Not true at all. You can charge an EV at 5miles/hr on a standard 15A circuit, the same amount of power drawn by a hair dryer. You can generate that much power from 4 or 5 solar panels.

5 panels per EV deployed near where the EV charges will unburden the edges of power grid and not force any upgrades in the feed lines. High power charging stations are another matter, but the grid is sized for peak load, with a bit of coordination I don't see those being much of an issue either.

The problem is more that the power grids were built under some assumption of average use per household. In germany, numbers of about 2kw/hour on average have been mentioned lately (two hair dryers). Adding significant sustained load to that upsets that calculation, and electric cars as well as switching to primarily electric heating (heat pumps) will require substantial investment into that infrastructure.

Panels + a few hundred kWh of batteries for chargers might even turn a profit even if no cars ever charge there.

Charge the batteries when electricity is the cheapest, sell it back during peak load.

I have been thinking of this, a 3kw roof top solar kit should be included with the purchase of a new EV, even make the EV rebate/discount contingent on installing roof solar if you can.

OR ... if your believer in the market, purchase a roof solar installation credit from someone else within X kilometers of your address.

The goal would be to offset the load on the grid with edge solar, so that EVs are net positive on grid load.

That's 60 miles of charge a day. And this isn't counting the losses sustained to charging range while the car is being used for actual work.

60 miles is bare minimum daily range for many folks.

The average US driver does 40 miles per day. https://www.kbb.com/car-advice/average-miles-driven-per-year...

That number is garbage because it comes from miles driven per year.

Most of the week I barely drive my car 10 miles total. And then on the weekend I drive 140 miles one way and back the same day.

So while this use case just barely fits with this charging plan (assuming the car battery has the capacity to hold that much), if I just had to commute to work every weekday my weekend plans would be shot.

And also 60 miles is perfectly enough for many folks.

If that's not enough, you can get a 240V connection for double the charging power.

How come no one is selling something like a 5 panel slow EV charger?

No, it really won't.

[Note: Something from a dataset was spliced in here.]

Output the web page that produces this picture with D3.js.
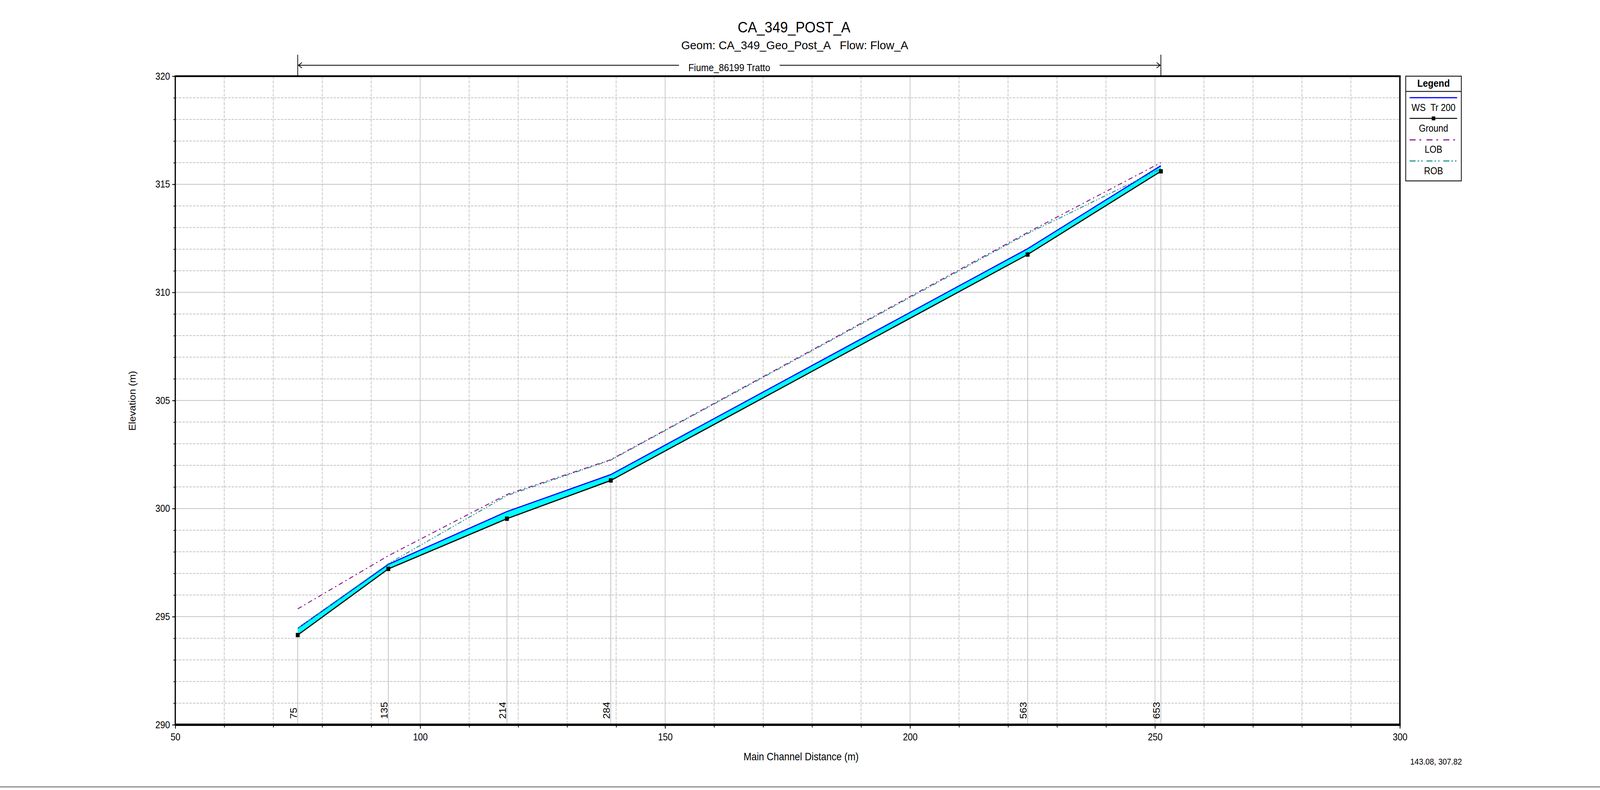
<!DOCTYPE html>
<html>
<head>
<meta charset="utf-8">
<script src="https://cdn.jsdelivr.net/npm/d3@7"></script>
<style>
  html, body { margin: 0; padding: 0; background: #fff; width: 100%; height: 100%; overflow: hidden; }
  svg { display: block; width: 100vw; height: 100vh; }
  text { font-family: "Liberation Sans", Arial, sans-serif; fill: #000; }
</style>
</head>
<body>
<script>
// ---------------- DATA ----------------
const stationLabels = ["75", "135", "214", "284", "563", "653"];
const channelDist   = [75, 93.5, 117.7, 138.9, 224.0, 251.2];
const groundElev    = [294.15, 297.21, 299.53, 301.30, 311.75, 315.60];
const wsElev        = [294.46, 297.42, 299.86, 301.57, 312.02, 315.86];
const lobElev       = [295.36, 297.82, 300.65, 302.26, 312.77, 316.00];
const robElev       = [294.46, 297.45, 300.60, 302.24, 312.72, 315.72];
const xTickLabels   = [50, 100, 150, 200, 250, 300];
const yTickLabels   = [290, 295, 300, 305, 310, 315, 320];
const legendItems   = ["WS  Tr 200", "Ground", "LOB", "ROB"];
const titleText     = "CA_349_POST_A";
const subtitleText  = "Geom: CA_349_Geo_Post_A   Flow: Flow_A";
const reachText     = "Fiume_86199 Tratto";
const cursorText    = "143.08, 307.82";

// ---------------- LAYOUT ----------------
const W = 4546, H = 2022;
const L = 498, R = 3977.5, T = 195, B = 1855;

const svg = d3.select("body").append("svg")
  .attr("viewBox", `0 0 ${W} ${H}`)
  .attr("preserveAspectRatio", "none");
svg.append("rect").attr("width", W).attr("height", H).attr("fill", "#fff");

const x = d3.scaleLinear().domain([50, 300]).range([L, R]);
const y = d3.scaleLinear().domain([290, 320]).range([B, T]);

const pts = channelDist.map((d, i) => ({
  x: d, g: groundElev[i], ws: wsElev[i], lob: lobElev[i], rob: robElev[i], s: stationLabels[i]
}));

// ---------------- GRID ----------------
const grid = svg.append("g");
const xMinor = d3.range(60, 300, 10).filter(v => v % 50 !== 0);
const xMajor = d3.range(100, 300, 50);
const yMinor = d3.range(291, 320, 1).filter(v => v % 5 !== 0);
const yMajor = d3.range(295, 320, 5);

grid.selectAll(".xmin").data(xMinor).join("line")
  .attr("x1", d => x(d)).attr("x2", d => x(d)).attr("y1", T).attr("y2", B)
  .attr("stroke", "#c4c4c4").attr("stroke-width", 2).attr("stroke-dasharray", "8,3");
grid.selectAll(".ymin").data(yMinor).join("line")
  .attr("x1", L).attr("x2", R).attr("y1", d => y(d)).attr("y2", d => y(d))
  .attr("stroke", "#c4c4c4").attr("stroke-width", 2).attr("stroke-dasharray", "7,3");
grid.selectAll(".xmaj").data(xMajor).join("line")
  .attr("x1", d => x(d)).attr("x2", d => x(d)).attr("y1", T).attr("y2", B)
  .attr("stroke", "#c4c4c4").attr("stroke-width", 2);
grid.selectAll(".ymaj").data(yMajor).join("line")
  .attr("x1", L).attr("x2", R).attr("y1", d => y(d)).attr("y2", d => y(d))
  .attr("stroke", "#c4c4c4").attr("stroke-width", 2);

// station vertical lines
grid.selectAll(".st").data(pts).join("line")
  .attr("x1", d => x(d.x)).attr("x2", d => x(d.x))
  .attr("y1", d => y(d.g)).attr("y2", B)
  .attr("stroke", "#bdbdbd").attr("stroke-width", 2);

// station labels
svg.append("g").selectAll("text").data(pts).join("text")
  .attr("transform", d => `translate(${x(d.x) - 3},1840) rotate(-90)`)
  .attr("font-size", 26).attr("text-anchor", "start")
  .text(d => d.s);

// ---------------- SERIES ----------------
const band = d3.area().x(d => x(d.x)).y0(d => y(d.g)).y1(d => y(d.ws));
svg.append("path").datum(pts).attr("d", band).attr("fill", "#00ffff");

const line = key => d3.line().x(d => x(d.x)).y(d => y(d[key]));

svg.append("path").datum(pts).attr("d", line("ws"))
  .attr("fill", "none").attr("stroke", "#0000ff").attr("stroke-width", 3);
svg.append("path").datum(pts).attr("d", line("g"))
  .attr("fill", "none").attr("stroke", "#000").attr("stroke-width", 3);
svg.append("path").datum(pts).attr("d", line("rob"))
  .attr("fill", "none").attr("stroke", "#1f9a90").attr("stroke-width", 2.5)
  .attr("stroke-dasharray", "12,5,3,5,3,5");
svg.append("path").datum(pts).attr("d", line("lob"))
  .attr("fill", "none").attr("stroke", "#8e1f8e").attr("stroke-width", 2.5)
  .attr("stroke-dasharray", "13,8,4,8");

svg.append("g").selectAll("rect").data(pts).join("rect")
  .attr("x", d => x(d.x) - 5.5).attr("y", d => y(d.g) - 5.5)
  .attr("width", 11).attr("height", 11).attr("fill", "#000");

// ---------------- AXES ----------------
const axY = svg.append("g");
axY.append("g").attr("transform", `translate(${L},0)`)
  .call(d3.axisLeft(y).tickValues(d3.range(290, 321, 1)).tickSize(5).tickFormat(""))
  .call(g => g.select(".domain").remove())
  .call(g => g.selectAll("line").attr("stroke-width", 2));
axY.append("g").attr("transform", `translate(${L},0)`)
  .call(d3.axisLeft(y).tickValues(yTickLabels).tickSize(9).tickPadding(6).tickFormat(d3.format("d")))
  .call(g => g.select(".domain").remove())
  .call(g => g.selectAll("line").attr("stroke-width", 2))
  .call(g => g.selectAll("text").attr("font-size", 25).attr("font-family", "Liberation Sans, Arial, sans-serif").attr("fill", "#000"));

const axX = svg.append("g");
axX.append("g").attr("transform", `translate(0,${B})`)
  .call(d3.axisBottom(x).tickValues(d3.range(50, 301, 10)).tickSize(7).tickFormat(""))
  .call(g => g.select(".domain").remove())
  .call(g => g.selectAll("line").attr("stroke-width", 2));
axX.append("g").attr("transform", `translate(0,${B})`)
  .call(d3.axisBottom(x).tickValues(xTickLabels).tickSize(10).tickPadding(12).tickFormat(d3.format("d")))
  .call(g => g.select(".domain").remove())
  .call(g => g.selectAll("line").attr("stroke-width", 2))
  .call(g => g.selectAll("text").attr("font-size", 25).attr("font-family", "Liberation Sans, Arial, sans-serif").attr("fill", "#000"));

// frame
svg.append("line").attr("x1", L).attr("x2", L).attr("y1", T - 2).attr("y2", B + 2).attr("stroke", "#000").attr("stroke-width", 3.5);
svg.append("line").attr("x1", R).attr("x2", R).attr("y1", T - 2).attr("y2", B + 2).attr("stroke", "#000").attr("stroke-width", 4);
svg.append("line").attr("x1", L).attr("x2", R + 2).attr("y1", T).attr("y2", T).attr("stroke", "#000").attr("stroke-width", 4.5);
svg.append("line").attr("x1", L).attr("x2", R + 2).attr("y1", B).attr("y2", B).attr("stroke", "#000").attr("stroke-width", 6);

// axis titles
svg.append("text").attr("transform", `translate(385,1026) rotate(-90)`)
  .attr("text-anchor", "middle").attr("font-size", 26).text("Elevation (m)");
svg.append("text").attr("x", 2276).attr("y", 1946)
  .attr("text-anchor", "middle").attr("font-size", 27).text("Main Channel Distance (m)");
svg.append("text").attr("x", 4007).attr("y", 1957)
  .attr("font-size", 22).text(cursorText);

// titles
svg.append("text").attr("x", 2256).attr("y", 83).attr("text-anchor", "middle")
  .attr("font-size", 38).attr("textLength", 320).attr("lengthAdjust", "spacingAndGlyphs").text(titleText);
svg.append("text").attr("x", 2258).attr("y", 126).attr("text-anchor", "middle")
  .attr("font-size", 29).attr("textLength", 645).attr("lengthAdjust", "spacingAndGlyphs")
  .style("white-space", "pre").text(subtitleText);

// reach arrow
const xa = x(channelDist[0]), xb = x(channelDist[channelDist.length - 1]);
const ay = 167, xm = (xa + xb) / 2;
const reach = svg.append("g").attr("stroke", "#000").attr("stroke-width", 2).attr("fill", "none");
reach.append("line").attr("x1", xa).attr("x2", xa).attr("y1", 140).attr("y2", T);
reach.append("line").attr("x1", xb).attr("x2", xb).attr("y1", 140).attr("y2", T);
reach.append("line").attr("x1", xa).attr("x2", xm - 143).attr("y1", ay).attr("y2", ay);
reach.append("line").attr("x1", xm + 143).attr("x2", xb).attr("y1", ay).attr("y2", ay);
reach.append("path").attr("d", `M${xa + 12},${ay - 7} L${xa + 2},${ay} L${xa + 12},${ay + 7}`);
reach.append("path").attr("d", `M${xb - 12},${ay - 7} L${xb - 2},${ay} L${xb - 12},${ay + 7}`);
svg.append("text").attr("x", xm).attr("y", 182).attr("text-anchor", "middle")
  .attr("font-size", 26).text(reachText);

// ---------------- LEGEND ----------------
const lg = svg.append("g");
const lx0 = 3994, lx1 = 4152, lcx = (lx0 + lx1) / 2;
lg.append("rect").attr("x", lx0).attr("y", 195).attr("width", lx1 - lx0).attr("height", 268)
  .attr("fill", "#fff").attr("stroke", "#222").attr("stroke-width", 2.5);
lg.append("line").attr("x1", lx0).attr("x2", lx1).attr("y1", 234).attr("y2", 234)
  .attr("stroke", "#222").attr("stroke-width", 2.5);
lg.append("text").attr("x", lcx).attr("y", 222).attr("text-anchor", "middle")
  .attr("font-size", 26).attr("font-weight", "bold").text("Legend");

const lineY = [250, 303, 358, 412];
const textY = [284, 337, 391, 446];
const lstyles = [
  { stroke: "#0000ff", w: 3, dash: null },
  { stroke: "#000", w: 2.5, dash: null },
  { stroke: "#8e1f8e", w: 3, dash: "17,11,5,15" },
  { stroke: "#1f9a90", w: 3, dash: "17,6,4,6,4,11" }
];
legendItems.forEach((name, i) => {
  const s = lstyles[i];
  const ln = lg.append("line").attr("x1", 4005).attr("x2", 4140)
    .attr("y1", lineY[i]).attr("y2", lineY[i])
    .attr("stroke", s.stroke).attr("stroke-width", s.w);
  if (s.dash) ln.attr("stroke-dasharray", s.dash);
  if (i === 1) lg.append("rect").attr("x", lcx - 5).attr("y", lineY[i] - 5)
    .attr("width", 10).attr("height", 10).attr("fill", "#000");
  lg.append("text").attr("x", lcx).attr("y", textY[i]).attr("text-anchor", "middle")
    .attr("font-size", 25).style("white-space", "pre").text(name);
});

// bottom window border
svg.append("line").attr("x1", 0).attr("x2", W).attr("y1", 2014).attr("y2", 2014)
  .attr("stroke", "#8a8a8a").attr("stroke-width", 3);
</script>
</body>
</html>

You're looking at about a 25% increase in annual energy use, and almost all of that can fit in the cracks of system capacity. Charge at work in the late morning to early afternoon, and it's a perfect fit for the "peak solar, low demand" part of the curve as well.

Where are you seeing double the capacity? I've done the numbers a few days and I always end up around 25-30% more annual electricity use in the US if you replace everything with EVs.

The electrical system in the US.

Many many other countries are just fine, it's just the US grid that's singularly messed up. Most parking spots in the nordics have had 230V 16A plugs in them for over half a century for engine block heaters.

You can just shove a gas pipeline over anyone's land with one permit. But if you want to do power lines you need federal, state, county, city and land owner permission. And in some states anyone who can SEE the power line from their property can veto the permit...

The main issue is that the power grid simply is not designed for that kind of a load. If you only look at the power, it may even work, but there is the power distribution infrastructure in between. For EVs to be usable the whole electrical grid has to be significantly redesigned and exactly that kind of redesign is also needed for small scale solar to be useful.